Vorhersehbar, sehr vorhersehbar
Leider fehlt es diesem Kriminalfilm an echten Spannungsmomenten. Und nicht nur das: Die hier aufgeführte Handlungszusammenfassung entspricht grob jener, die die Pressestelle der ARD TV-Redaktionen von Print- und Onlinemedien zur Veröffentlichung zur Verfügung gestellt hat und die so auch im Presseheft abgedruckt ist. Allerdings wurde hier, an dieser Stelle bewusst ein Handlungsmomentum, welches in der Zusammenfassung vom Ersten aufgeführt wird, ausgelassen. Warum? Da es sich um einen Spoiler so groß wie die Insel Usedom handelt. Zwar wird nicht gleich jene Person namentlich benannt, welche eine Leiter vor der Sauna so drapiert hat, dass sich deren Tür nicht mehr öffnen ließ. Doch liest man, was das Erste an dieser Stelle schreibt, welches kleine Momentum der Geschichte die Pressestelle vorwegnimmt: Ahnt man als Freund oder Freundin von Kriminalfilmen an diesem Punkt der Zusammenfassung bereits, was da wohl auf Usedom geschehen sein könnte – ohne auch nur eine Minute dieses Filmes gesehen zu haben.



Leider trügt hier aber auch der Eindruck nicht. Tatsächlich sind Überraschungen in diesem Film weitestgehend Mangelware.
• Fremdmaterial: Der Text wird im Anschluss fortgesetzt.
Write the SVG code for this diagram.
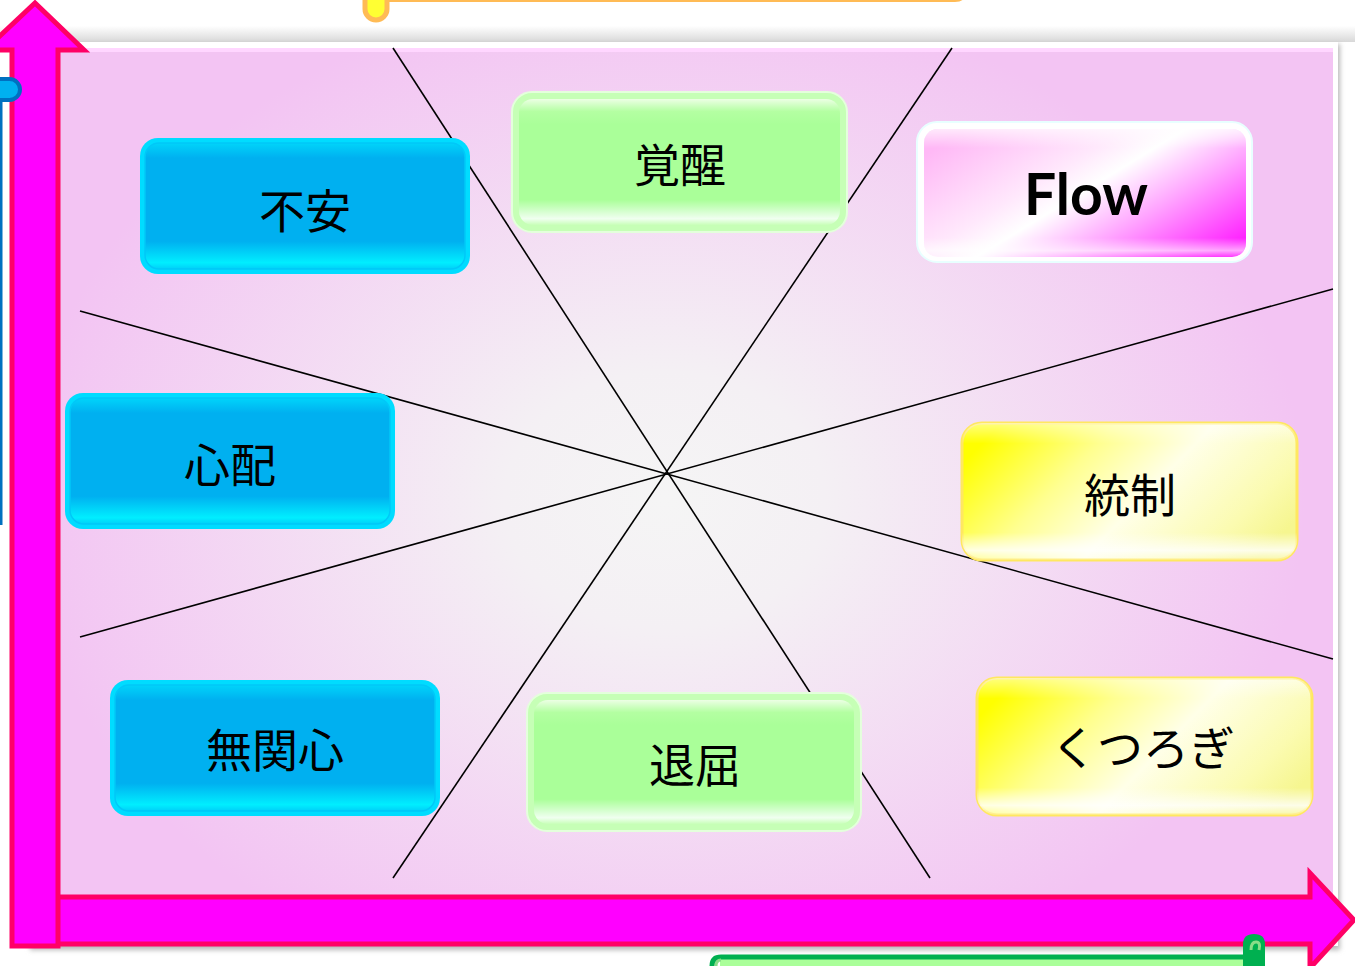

Da sind ein paar kleinere Generationenkonfliktchen, da gibt es einen Konflikt unter Jünglingen in der Brunftzeit um ein nettes Mädchen. Und da ist eine Großtante, die sich dazu berufen fühlt, ihrem Großneffen beizustehen. Auch, da sie wenig Kontakt zu ihrer Familie hat und nun die Chance gekommen sieht, etwas richtig zu machen. Ihre Beziehungen sind halt kompliziert. Einfach? Das wäre ja noch schöner...

Immerhin bietet die Story eine (und zwar wirklich genau eine) recht überraschende Wendung. Um es vorsichtig zu formulieren: Der Fokus der Ermittlungen liegt lange Zeit auf einen sehr kleinen Personenkreis, der dann recht unvorhergesehen erweitert wird. Aber diese eine Wendung ist auch die einzige, die so nicht vorhersehbar ist.

Es wäre unfair, diesen Kriminalfilm als einen schlechten Film zu bezeichnen. Das ist er nicht einmal. Die Darsteller spielen ihre Rollen ohne Fehl und Tadel, visuell bietet er gehobenen Standard, musikalisch hat der britische Komponist Colin Towns sehr atmosphärische Klänge zu bieten und die Geschichte dreht keine unnötigen Pirouetten, sondern ist in sich geschlossen und logisch / nachvollziehbar. Nur ist sie eben leider auch fürchterlich vorhersehbar. Das ist schade.

Ausstrahlungstermin: Donnerstag, 29. Oktober 2020, 20.15 Uhr, Das Erste. Zwei weitere Usedom-Krimis folgen im Wochenrhythmus.